# "Wine Made Easy"



## dangerdave (Jan 26, 2013)

With Pumpkinman's help, I have compiled some of my recipes (including the Dragon Blood and it's variations) and methods into a PDF file for easy reference. Any feedback (good or bad) would be appreciated.

Current version updated 05/21/13: 

View attachment Wine_Made_Easy 2.0.pdf


----------



## dralarms (Jan 26, 2013)

Thanks Dave.


----------



## eblasmn9 (Jan 26, 2013)

Thanks, Dave. This is great. When I get a carboy free I am going to make me some dragon blood. I still love the name.


----------



## ShelleyDickison (Jan 27, 2013)

Thank you so much.


----------



## lonesomechicken (Jan 27, 2013)

Thanks Dave. I have my first batch of the 3B dragons blood in the fermenter. Yesterday it was 1.025 SG so only a another couple days. It looks and smells awesome. Its gonna be a great summer. I plan to already make more. Thinking about an elderberry version as I have a 6 lb bag of those in the freezer.

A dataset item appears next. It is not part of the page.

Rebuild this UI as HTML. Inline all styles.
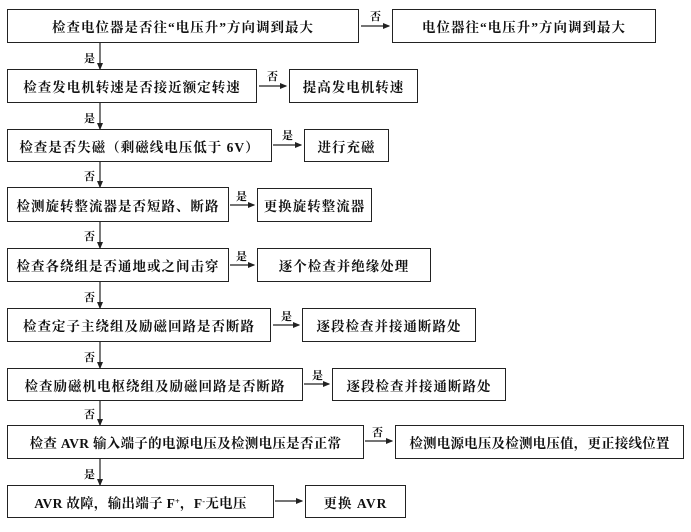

THanks again. The PDF will be useful


----------



## dangerdave (Jan 27, 2013)

You are all very welcome. If there are any questions or suggestions, let me know.


----------



## rezod11 (Jan 27, 2013)

Well done sir! And thank you.


----------



## Boatboy24 (Jan 27, 2013)

Thanks Dave! Your generous contributions are a great asset to this forum.


----------



## jpsmithny (Jan 27, 2013)

Dave,
Thanks for all you have done. I plan on starting a DB soon. 
You sure make it look easy.


----------



## the_rayway (Jan 27, 2013)

Thanks Dave!
I've got all my items lined up for a batch of Dragon's Blood! I can't wait!


----------



## kubi3875 (Jan 27, 2013)

I just bottled my first batch of 4 berry db and i dont think it will make it to march let alone summer thanks fellow buckeye for a great recipe


----------



## jrupjr (Jan 28, 2013)

Downloaded and printed. Very helpful. Thanks Danger!


----------



## wineforfun (Jan 31, 2013)

This is awesome, I can get rid of the 19 pages of your recipes and have it all in 1. 
Thanks a ton (and to Lon and pumpkinman) for the help and inspiration too.


----------



## Polarhug (Jan 31, 2013)

Thank you!


----------



## analog_kidd (Jul 31, 2013)

Question about the Dragon's Blood recipe in the .PDF file: You list "1 Bottles (48 oz each)" of the lemon juice. My notes from way back when I made my first batch said 2 bottles. The way it is written in the .PDF makes it sound plural. I was wondering if it was a typo?


----------



## dangerdave (Jul 31, 2013)

analog_kidd said:


> Question about the Dragon's Blood recipe in the .PDF file: You list "1 Bottles (48 oz each)" of the lemon juice. My notes from way back when I made my first batch said 2 bottles. The way it is written in the .PDF makes it sound plural. I was wondering if it was a typo?



I'll check that. I used to use two bottles @ 48oz each. I've since reduced my lemon juice to one 48oz bottle. Some folks like more, some less.
Thank you. I'll go over the file again to check for typos.


----------



## suecasa (Jul 31, 2013)

thanks for putting this all in one place! it's about time for another batch around here!


----------



## kryptonitewine (Jul 31, 2013)

I'm getting ready to start a batch of blueberry DB. I have 9 lbs of fresh blueberries. I cleaned them and froze them. Should I mix them in some water with a Camden tablet or two along with some peptic enzyme before mixing all the ingredients?


----------



## dangerdave (Aug 1, 2013)

I corrected a few spelling mistakes to reduce confusion. Enjoy, folks! 

View attachment Wine_Made_Easy 2.0.pdf


----------



## LAgreeneyes (Aug 1, 2013)

dangerdave said:


> I corrected a few spelling mistakes to reduce confusion. Enjoy, folks!



Thank you so much for taking the time to make and post your recipes. I really appreciate that. I am so happy and I can't wait to try them.

Keep up the good work !!!!


----------



## petey (Aug 1, 2013)

kryptonitewine said:


> I'm getting ready to start a batch of blueberry DB. I have 9 lbs of fresh blueberries. I cleaned them and froze them. Should I mix them in some water with a Camden tablet or two along with some peptic enzyme before mixing all the ingredients?



When I made my blueberry pee I just followed Dave's directions, the lemon juice does have benzoate and bisulfate in it and that's why (I guess) you wait 24 hrs before pitching yeast...mine turned out great! Only 2 bottles left hiding out for next year


----------